(by Dokdoisours, for the "What They Want To Hear Anyway
At the Gwangju Kimchi Festival, Koreans received the validation they have sought for centuries.
Kimchi, Korea's national dish, is a vital part of Korea's five thousand year culture. Wellspring of Korea's superior constitution, bringer of strength, life, male stamina, and kimchi farts, has had its true worth proven in the international arena.
During preparations for the Gwangju Kimchi Festival coming later in October, a foreigner brought in for a sample demonstration, New Zealander Andrew Berlund (pictured below), tried Kimchi for the first time. He sauntered into a tent -- not open for the full festival yet -- and approached the table of Jang Heung-soo, veteran kimchi maker, as well as kimchi historian. After a brief conversation, Mr. Jang convinced Andrew to try some kimchi for the first time.
"He said 'welcome to Korea,'" Andrew recounted the incident, "I said, hi. He asked where I am from, so I said, 'New Zealand,' and asked if I was married. Then he said, 'Do you know kimchi?' and I said, 'No. Is that the funny red stuff you're making?'" After some prodding, Andrew was convinced to try a little.
"I was hungry at the time, so maybe my taste-buds were extra sensitive at the time. Maybe that would explain it partly. . . but other than that. . . all I can say is that kimchi is just so fu¢king good! I mean, when I tasted it, I. . ."
Upon tasting kimchi for the first time, Andrew's knees buckled and he orgasmed twice, laying on the ground and shouting for a good ninety seconds.
Moments later, American tourist Sandy Klervyng, who saw Andrew's earth-shattering experience, approached Mr. Jang's table, too, saying, "I'll have what he's having," and tried the same kimchi sample.
She, too, overwhelmed with kimchecstasy, first planted a deep, soul-kiss on Mr. Jang's mouth, and then her knees, too, buckled as she fell to the ground beside Andrew, stomach spasming with orgasmic bliss.
Mr. Jang Heung-soo, maker of this extraordinary kimchi, was modest about his experience. "A white girl kissed me! Woo hoo!" He said.
"Do you think this proves something about kimchi internationally, that Koreans have always known here in Korea?" Dokdoisours asked.
"She was kind of pretty, too. Not even Russian!"
"What do you think about this kimchi experience?" Dokdoisours tried to get Mr. Jang back on topic.
"She tasted like cheese." Dokdoisours gave up trying to eke an interview out of the also-ecstatic Mr. Jang.
Park Byung-Han, head of the Korean International Kimchi Society, was kind enough to grant an interview to Dokdoisours as well, "How long you been Korea?" he began.
"Do you know kimchi?"
"Can you eat spicy food?"
After handling his deft questions, Dokdoisours asked him the implications of this event.

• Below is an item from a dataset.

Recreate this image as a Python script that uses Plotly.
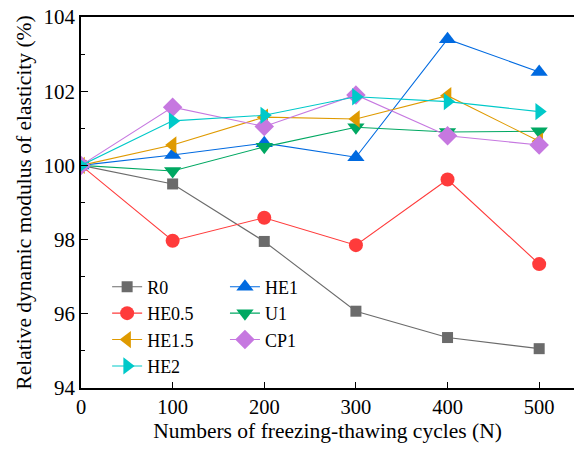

"Well, obviously, it proves the ascendancy of Korean food and culture. Now that foreigners are recognizing the superiority of Korea's national dish, I predict that Japan surrendering Dokdo, and China renouncing claims on Baekdu mountain will be next, as well as popstar BoA Kwon reaching number one in the USA. Do you know Park Jisung?"
All of Kwangju is abuzz with this good news, and some predict that with this momentum, October's Kwangju Kimchi festival (website here to help foreigners learn more) will be the best Kimchi festival ever. "We're even thinking about putting up an English version of the website!"
The Kimchi Field Museum in COEX Shopping Mall, Seoul, also reported increased attendance from foreigners since the foreigners' orgasmic experience. "We've had, four, maybe five this month!" said Kim Jung-Ryang, box-office manager.
Korean pop music producer Park Jin-Young, also known as JYP, was also thrilled at the news. "It has always been my intention for foreigners AND Koreans to respond the same way as these wonderful kimchi-eaters when they watch my Wonder Girls' videos. However, this single orgasmic incidence must be seen as the beginning, not the climax of Korea's mission, lest we falter on our quest to stop being known only as the Jews of Asia, and place Koreans in positions of power all around the world, to out-Jew the Jews, until the Jews are known as the Koreans of the West, and WE pull THEIR strings! Bwahah Bawahahaha! MwAAAAhahahah. Oops. Take out that last part."
When asked his views on kimchi, festival organizer Park Gong-Hye said, "I often hear my friends say that they don't like kimchi. But that's unvelievable. Remember, kimchi is our traditional food. And it's a key to maintaining good health. If we Koreans don't like to eat kimchi, who will? No one will. Then kimchi will die away. Would you be pleased with that? It's time we stopped throwing away our traditional pride."
These happy non-Korean faces show that Korean culture is certainly on an upswing, with Hallyu ready to take over the entire fu¢king world!
If more foreigners like kimchi, maybe Kim Jong-Il will change his mind!